(Data listing)
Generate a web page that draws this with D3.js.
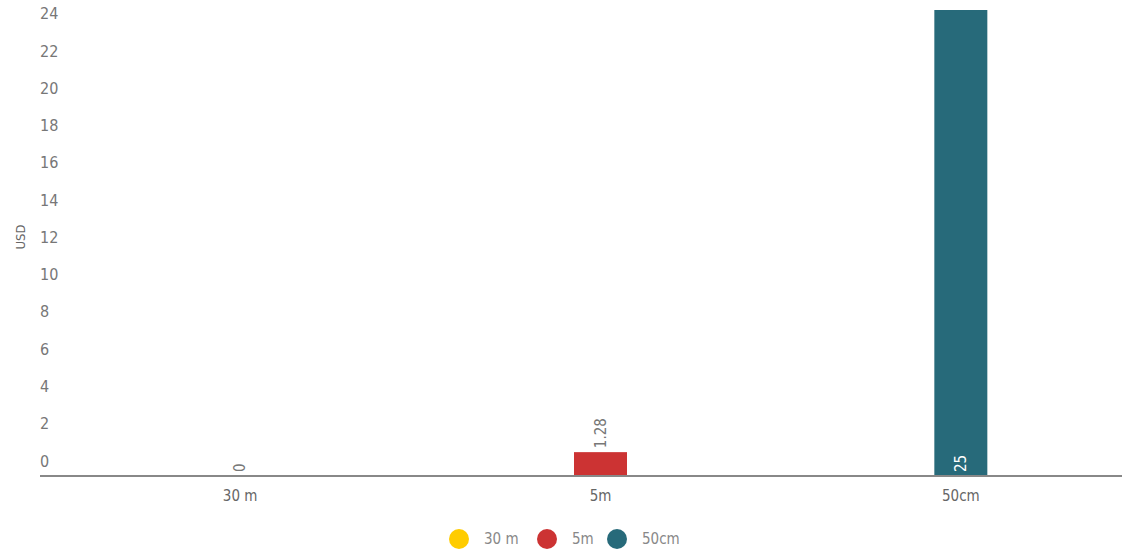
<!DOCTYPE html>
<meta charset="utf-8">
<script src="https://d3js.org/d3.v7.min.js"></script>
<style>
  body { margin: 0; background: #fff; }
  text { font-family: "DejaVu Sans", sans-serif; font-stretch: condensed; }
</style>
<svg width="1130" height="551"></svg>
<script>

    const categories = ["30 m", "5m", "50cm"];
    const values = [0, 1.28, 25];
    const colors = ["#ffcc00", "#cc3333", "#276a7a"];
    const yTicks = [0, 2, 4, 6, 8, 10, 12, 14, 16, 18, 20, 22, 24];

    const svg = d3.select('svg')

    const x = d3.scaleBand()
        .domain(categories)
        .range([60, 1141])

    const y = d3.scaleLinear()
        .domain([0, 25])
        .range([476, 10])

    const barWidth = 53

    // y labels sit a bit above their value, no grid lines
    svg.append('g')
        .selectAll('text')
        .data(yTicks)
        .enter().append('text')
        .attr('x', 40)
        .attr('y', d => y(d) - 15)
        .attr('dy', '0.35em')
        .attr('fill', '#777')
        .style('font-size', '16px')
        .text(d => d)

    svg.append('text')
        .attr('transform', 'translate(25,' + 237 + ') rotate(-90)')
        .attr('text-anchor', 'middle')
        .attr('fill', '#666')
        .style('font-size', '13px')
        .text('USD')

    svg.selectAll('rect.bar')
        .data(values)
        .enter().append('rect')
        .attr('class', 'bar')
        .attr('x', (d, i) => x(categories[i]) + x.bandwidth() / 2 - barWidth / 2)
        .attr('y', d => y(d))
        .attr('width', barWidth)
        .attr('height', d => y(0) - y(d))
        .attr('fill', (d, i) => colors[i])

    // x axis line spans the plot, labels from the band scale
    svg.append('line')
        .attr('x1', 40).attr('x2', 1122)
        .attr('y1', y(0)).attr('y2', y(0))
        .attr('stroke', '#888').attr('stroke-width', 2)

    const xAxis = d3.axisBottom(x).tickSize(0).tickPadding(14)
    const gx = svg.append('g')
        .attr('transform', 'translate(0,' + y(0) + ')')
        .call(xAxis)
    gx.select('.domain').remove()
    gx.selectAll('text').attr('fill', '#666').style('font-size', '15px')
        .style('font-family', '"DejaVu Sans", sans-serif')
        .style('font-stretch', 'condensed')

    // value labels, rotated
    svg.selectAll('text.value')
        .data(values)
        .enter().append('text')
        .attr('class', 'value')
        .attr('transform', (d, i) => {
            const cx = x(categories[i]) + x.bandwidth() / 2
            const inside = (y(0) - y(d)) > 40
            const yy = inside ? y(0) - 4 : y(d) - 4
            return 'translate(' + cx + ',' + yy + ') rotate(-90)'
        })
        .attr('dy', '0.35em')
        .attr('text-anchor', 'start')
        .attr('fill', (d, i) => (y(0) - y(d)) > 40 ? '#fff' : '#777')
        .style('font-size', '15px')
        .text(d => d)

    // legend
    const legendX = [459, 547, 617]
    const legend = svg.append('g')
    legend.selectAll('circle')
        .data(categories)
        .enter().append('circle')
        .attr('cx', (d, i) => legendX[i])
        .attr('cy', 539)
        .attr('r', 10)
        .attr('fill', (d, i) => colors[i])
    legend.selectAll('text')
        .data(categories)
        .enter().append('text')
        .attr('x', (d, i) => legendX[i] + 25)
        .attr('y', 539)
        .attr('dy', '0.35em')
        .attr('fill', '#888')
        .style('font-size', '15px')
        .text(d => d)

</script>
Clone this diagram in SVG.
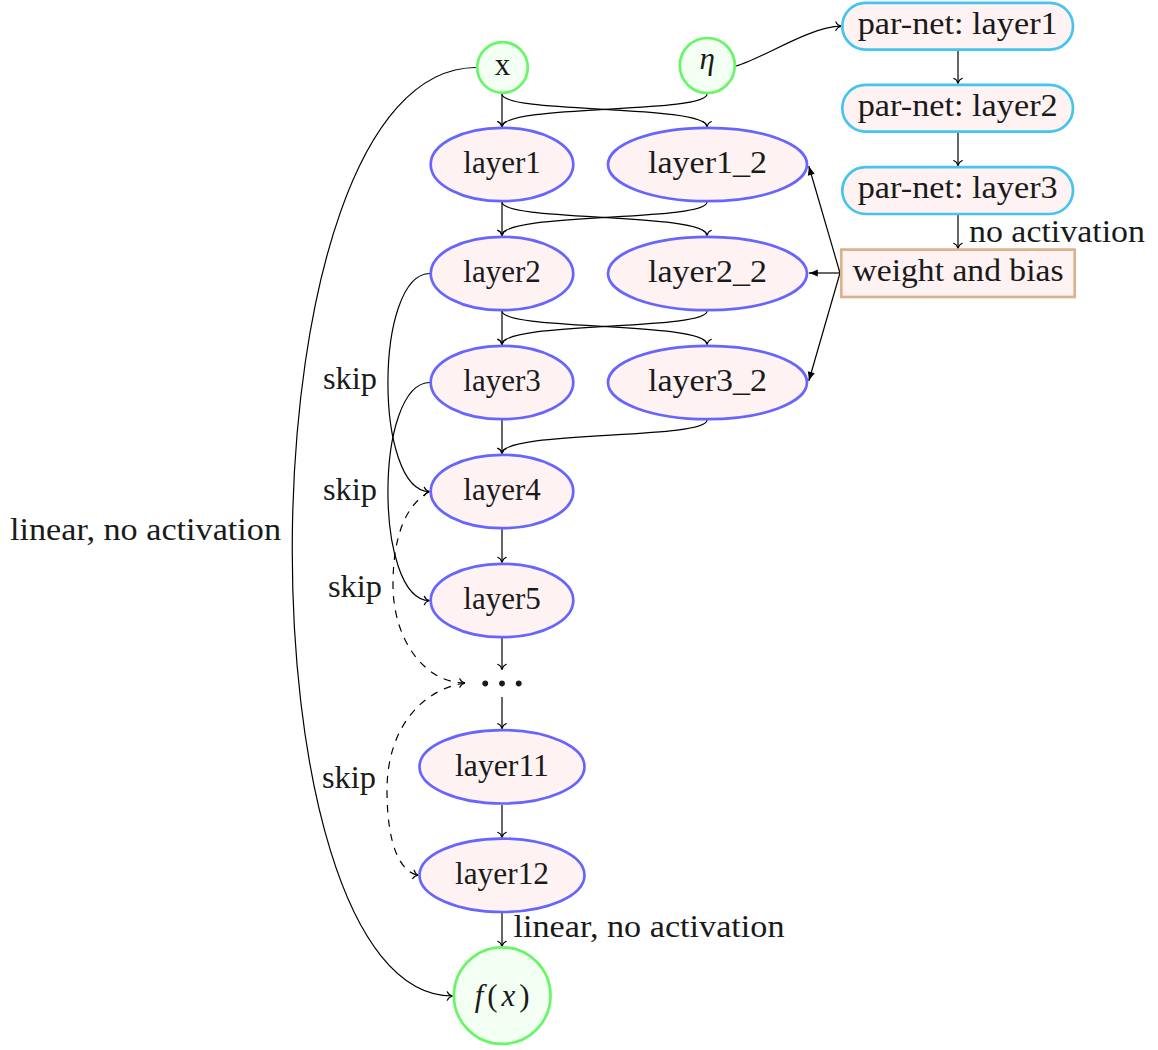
...
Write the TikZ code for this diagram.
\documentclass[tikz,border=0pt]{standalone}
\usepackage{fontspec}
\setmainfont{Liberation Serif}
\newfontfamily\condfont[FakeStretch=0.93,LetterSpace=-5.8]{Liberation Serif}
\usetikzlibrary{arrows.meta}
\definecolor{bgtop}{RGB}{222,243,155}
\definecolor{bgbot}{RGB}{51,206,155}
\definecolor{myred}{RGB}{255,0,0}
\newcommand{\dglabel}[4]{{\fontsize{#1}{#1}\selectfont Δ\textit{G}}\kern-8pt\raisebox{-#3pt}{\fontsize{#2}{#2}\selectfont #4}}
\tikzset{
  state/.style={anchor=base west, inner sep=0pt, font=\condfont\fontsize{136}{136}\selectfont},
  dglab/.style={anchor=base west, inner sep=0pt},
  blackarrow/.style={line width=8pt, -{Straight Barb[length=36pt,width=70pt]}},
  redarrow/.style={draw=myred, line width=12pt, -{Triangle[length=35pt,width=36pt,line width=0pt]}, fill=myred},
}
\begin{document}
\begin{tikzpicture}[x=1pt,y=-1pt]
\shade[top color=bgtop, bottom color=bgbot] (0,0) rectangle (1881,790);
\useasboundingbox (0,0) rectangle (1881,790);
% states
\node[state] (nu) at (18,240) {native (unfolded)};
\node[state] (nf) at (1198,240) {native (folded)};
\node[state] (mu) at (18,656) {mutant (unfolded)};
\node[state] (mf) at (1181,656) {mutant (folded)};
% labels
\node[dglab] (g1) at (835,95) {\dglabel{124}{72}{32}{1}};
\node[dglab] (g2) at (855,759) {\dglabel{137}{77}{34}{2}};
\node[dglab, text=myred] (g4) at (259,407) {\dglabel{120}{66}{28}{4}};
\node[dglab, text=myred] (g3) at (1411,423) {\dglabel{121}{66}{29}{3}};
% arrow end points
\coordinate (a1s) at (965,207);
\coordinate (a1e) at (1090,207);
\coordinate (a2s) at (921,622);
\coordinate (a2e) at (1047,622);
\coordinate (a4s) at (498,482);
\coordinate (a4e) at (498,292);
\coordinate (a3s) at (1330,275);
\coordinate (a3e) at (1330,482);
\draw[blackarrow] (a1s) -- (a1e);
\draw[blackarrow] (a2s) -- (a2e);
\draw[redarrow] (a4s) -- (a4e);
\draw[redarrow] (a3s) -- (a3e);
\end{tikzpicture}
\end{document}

* **TASK STATEMENT**:
Both the line containing "Generate a web" and the line containing "20, 22, 24];" belong in the copy, along with every line between them. Reproduce that stretch exactly, without the pictures.

* **RESULT FOR THIS TASK**:
Generate a web page that draws this with D3.js.
<!DOCTYPE html>
<meta charset="utf-8">
<script src="https://d3js.org/d3.v7.min.js"></script>
<style>
  body { margin: 0; background: #fff; }
  text { font-family: "DejaVu Sans", sans-serif; font-stretch: condensed; }
</style>
<svg width="1130" height="551"></svg>
<script>

    const categories = ["30 m", "5m", "50cm"];
    const values = [0, 1.28, 25];
    const colors = ["#ffcc00", "#cc3333", "#276a7a"];
    const yTicks = [0, 2, 4, 6, 8, 10, 12, 14, 16, 18, 20, 22, 24];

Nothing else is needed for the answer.